Begin with the first line below and retype each line exactly through the line containing "plt.rcParams['font.family'] = ['Open". Any pictures are to be left out.

--- Start of INPUT ---

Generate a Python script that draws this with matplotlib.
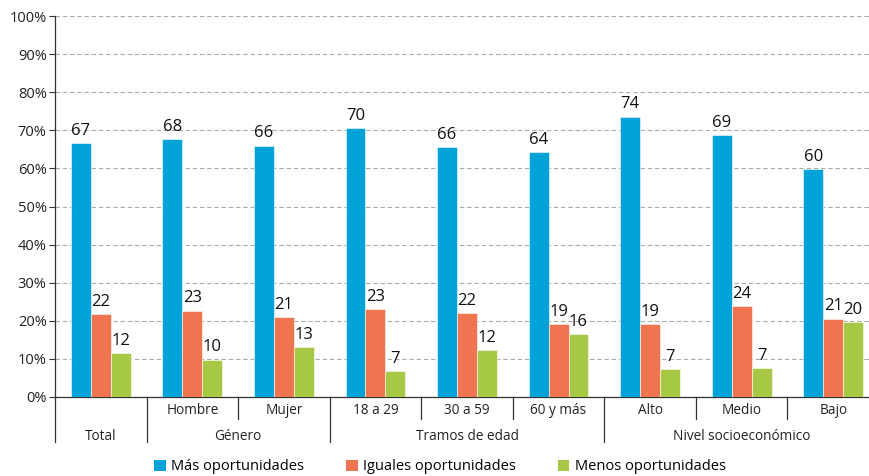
import matplotlib
matplotlib.use("Agg")
import matplotlib.pyplot as plt
from matplotlib.patches import Patch
import numpy as np

plt.rcParams['font.family'] = ['Open Sans', 'DejaVu Sans']

sub_labels = ["", "Hombre", "Mujer", "18 a 29", "30 a 59", "60 y más", "Alto", "Medio", "Bajo"]
groups = [("Total", 0, 1), ("Género", 1, 3), ("Tramos de edad", 3, 6), ("Nivel socioeconómico", 6, 9)]
series_names = ["Más oportunidades", "Iguales oportunidades", "Menos oportunidades"]
mas = [66.7, 67.6, 66.0, 70.5, 65.6, 64.3, 73.6, 68.7, 59.8]
iguales = [21.8, 22.7, 21.0, 23.0, 22.0, 19.1, 19.1, 23.9, 20.6]
menos = [11.6, 9.8, 13.1, 6.7, 12.4, 16.5, 7.3, 7.5, 19.6]
lab_mas = [67, 68, 66, 70, 66, 64, 74, 69, 60]
lab_iguales = [22, 23, 21, 23, 22, 19, 19, 24, 21]
lab_menos = [12, 10, 13, 7, 12, 16, 7, 7, 20]
colors = ["#00A3D7", "#EF7551", "#A6C844"]

W, H = 870, 476
fig = plt.figure(figsize=(W / 100, H / 100), dpi=100)
ax = fig.add_axes([55 / W, 1 - 397 / H, (879 - 55) / W, (397 - 16) / H])

n = len(sub_labels)
x = np.arange(n)
bw = 0.218
for k, (vals, labs) in enumerate([(mas, lab_mas), (iguales, lab_iguales), (menos, lab_menos)]):
    pos = x + (k - 1) * bw
    ax.bar(pos, vals, width=bw, color=colors[k], edgecolor='white', linewidth=0.4, zorder=3)
    for p, v, l in zip(pos, vals, labs):
        ax.annotate(str(l), (p, v), xytext=(0, 3), textcoords='offset points',
                    ha='center', va='bottom', fontsize=12, color='#111111', zorder=4)

ax.set_xlim(-0.5, n - 0.5)
ax.set_ylim(0, 100)
ax.set_yticks(np.arange(0, 101, 10))
ax.set_yticklabels([f"{v}%" for v in range(0, 101, 10)], fontsize=10.5, color='#222222')
ax.yaxis.grid(True, linestyle=(0, (4, 2.5)), color='#AAAAAA', linewidth=0.8, zorder=0)
ax.set_axisbelow(True)
ax.tick_params(axis='y', length=4, width=0.8, color='#333333', pad=2)
ax.set_xticks([])
for s in ['top', 'right']:
    ax.spines[s].set_visible(False)
ax.spines['left'].set_color('#333333')
ax.spines['bottom'].set_color('#333333')
ax.spines['left'].set_linewidth(0.9)
ax.spines['bottom'].set_linewidth(0.9)

trans = ax.get_xaxis_transform()
def ypix(py):
    return (397 - py) / (397 - 16)
short_bottom = ypix(419)
long_bottom = ypix(442)
group_edges = set([g[1] for g in groups] + [groups[-1][2]])
for i in range(n + 1):
    xe = i - 0.5
    yb = long_bottom if i in group_edges else short_bottom
    ax.plot([xe, xe], [0, yb], transform=trans, color='#333333', lw=0.9, clip_on=False)
for i, lbl in enumerate(sub_labels):
    if lbl:
        ax.text(i, ypix(410), lbl, transform=trans, ha='center', va='center', fontsize=9.8, color='#222222')
for name, a, b in groups:
    ax.text((a + b - 1) / 2, ypix(436), name, transform=trans, ha='center', va='center', fontsize=9.8, color='#222222')

handles = [Patch(facecolor=c, edgecolor='none') for c in colors]
fig.legend(handles, series_names, loc='center', bbox_to_anchor=(440 / W, 1 - 467 / H), ncol=3,
           frameon=False, fontsize=10.5, handlelength=0.82, handleheight=0.82, handletextpad=0.35,
           columnspacing=2.85)

fig.savefig("out.png", dpi=100)
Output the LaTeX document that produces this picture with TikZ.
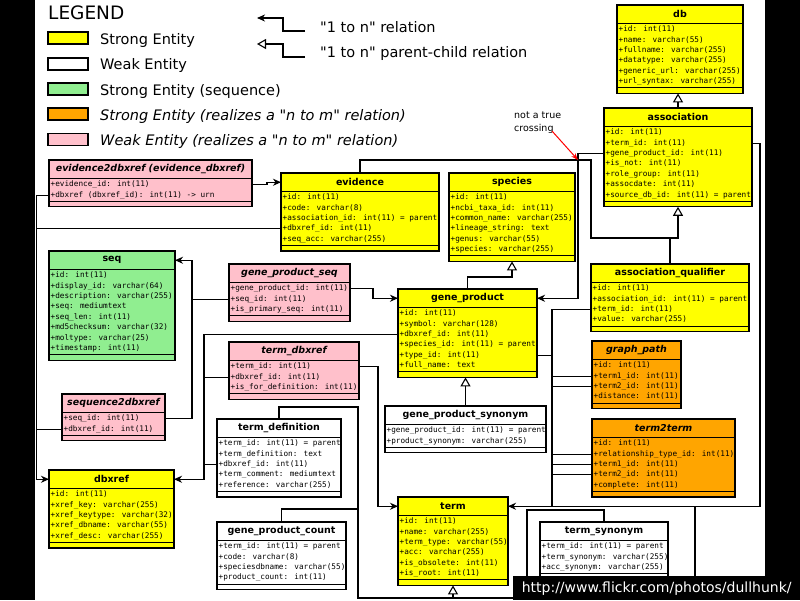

--- End of INPUT ---

WORKED ANSWER:
Generate a Python script that draws this with matplotlib.
import matplotlib
matplotlib.use("Agg")
import matplotlib.pyplot as plt
from matplotlib.patches import Patch
import numpy as np

plt.rcParams['font.family'] = ['Open Sans', 'DejaVu Sans']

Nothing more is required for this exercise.